Make an exact copy of all the material below, apart from the pictures.

Figure scripts
____

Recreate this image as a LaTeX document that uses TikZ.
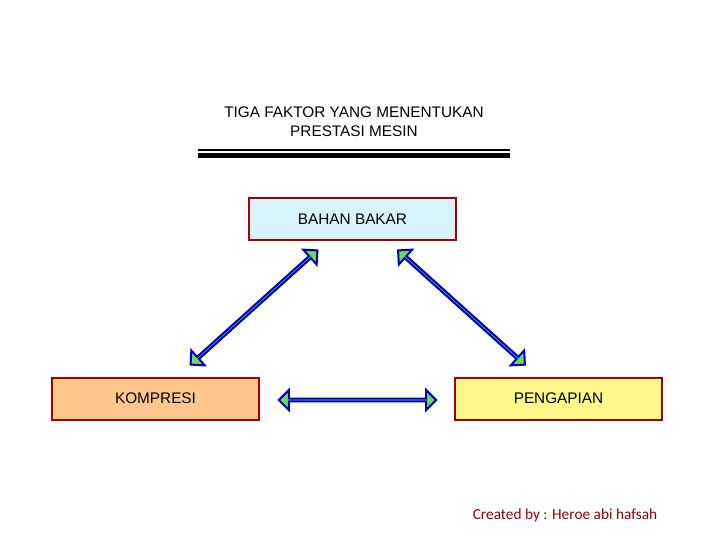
\documentclass[tikz,border=0pt]{standalone}
\usepackage{fontspec}
\setmainfont{Liberation Sans}
\newfontfamily\carl{Carlito}
\usetikzlibrary{shapes.arrows}
\begin{document}
\begin{tikzpicture}[x=0.75pt,y=-0.75pt,
 box/.style={draw=red!65!black,line width=1.5pt,minimum width=155pt,minimum height=31.5pt,inner sep=0pt,font=\fontsize{11.5pt}{13pt}\selectfont},
 darr/.style={double arrow,draw=blue!80!black,fill=green!60!olive!70,line width=1.5pt,double arrow head extend=4.5pt,double arrow tip angle=90,minimum height=#1,minimum width=15pt,inner sep=0pt}]
\useasboundingbox (0,0) rectangle (720,540);
\node[align=center,font=\fontsize{11.5pt}{14pt}\selectfont] (title) at (354,122) {TIGA FAKTOR YANG MENENTUKAN\\PRESTASI MESIN};
\fill (198,149) rectangle (510,151);
\fill (198,153) rectangle (510,157.5);
\node[box,fill=cyan!15] (bb) at (352.5,219) {BAHAN BAKAR};
\node[box,fill=orange!45] (ko) at (155.5,398.5) {KOMPRESI};
\node[box,fill=yellow!45] (pe) at (558.5,398.5) {PENGAPIAN};
\node[darr=128pt,rotate=42] (a1) at (254,307.5) {};
\node[darr=128pt,rotate=-42] (a2) at (461.5,307.5) {};
\node[darr=118pt] (a3) at (357.5,400) {};
\node[font=\carl\fontsize{11.5pt}{13pt}\selectfont,text=red!60!black] (cr) at (565,515) {Created by : Heroe abi hafsah};
\end{tikzpicture}
\end{document}
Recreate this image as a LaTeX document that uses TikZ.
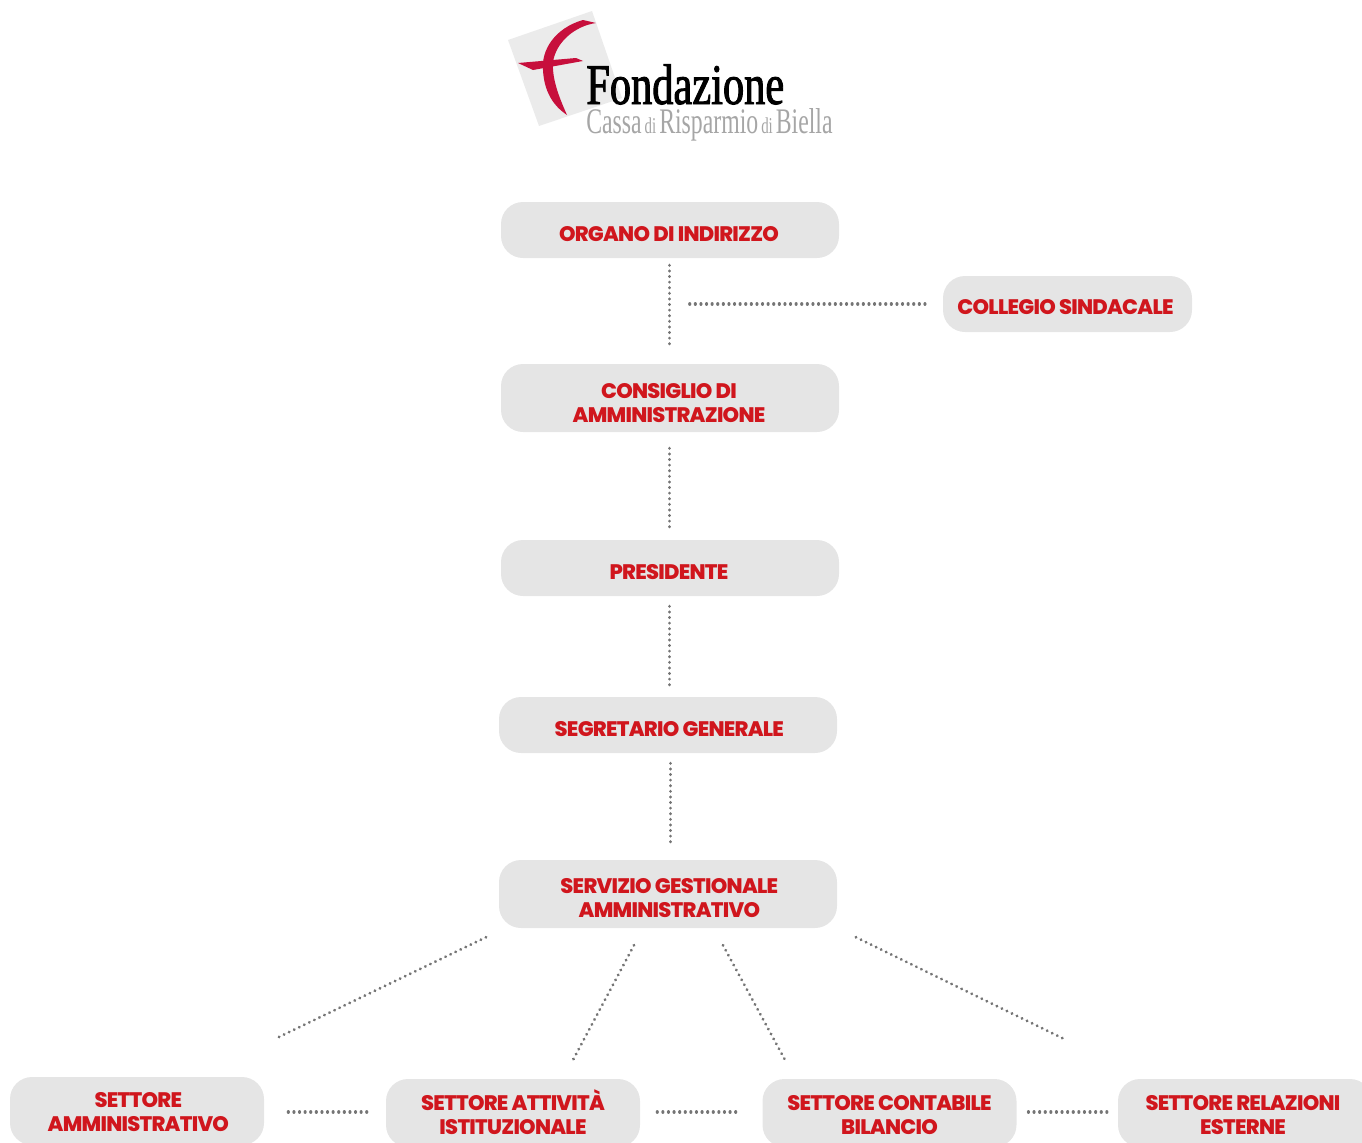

____

RESULT BELOW =
Recreate this image as a LaTeX document that uses TikZ.
\documentclass[tikz,border=0pt]{standalone}
\usepackage{fontspec}
\setmainfont{Liberation Sans}
\newfontfamily\carl{Carlito}
\usetikzlibrary{shapes.arrows}
\begin{document}
\begin{tikzpicture}[x=0.75pt,y=-0.75pt,
 box/.style={draw=red!65!black,line width=1.5pt,minimum width=155pt,minimum height=31.5pt,inner sep=0pt,font=\fontsize{11.5pt}{13pt}\selectfont},
 darr/.style={double arrow,draw=blue!80!black,fill=green!60!olive!70,line width=1.5pt,double arrow head extend=4.5pt,double arrow tip angle=90,minimum height=#1,minimum width=15pt,inner sep=0pt}]
\useasboundingbox (0,0) rectangle (720,540);
\node[align=center,font=\fontsize{11.5pt}{14pt}\selectfont] (title) at (354,122) {TIGA FAKTOR YANG MENENTUKAN\\PRESTASI MESIN};
\fill (198,149) rectangle (510,151);
\fill (198,153) rectangle (510,157.5);
\node[box,fill=cyan!15] (bb) at (352.5,219) {BAHAN BAKAR};
\node[box,fill=orange!45] (ko) at (155.5,398.5) {KOMPRESI};
\node[box,fill=yellow!45] (pe) at (558.5,398.5) {PENGAPIAN};
\node[darr=128pt,rotate=42] (a1) at (254,307.5) {};
\node[darr=128pt,rotate=-42] (a2) at (461.5,307.5) {};
\node[darr=118pt] (a3) at (357.5,400) {};
\node[font=\carl\fontsize{11.5pt}{13pt}\selectfont,text=red!60!black] (cr) at (565,515) {Created by : Heroe abi hafsah};
\end{tikzpicture}
\end{document}
Recreate this image as a LaTeX document that uses TikZ.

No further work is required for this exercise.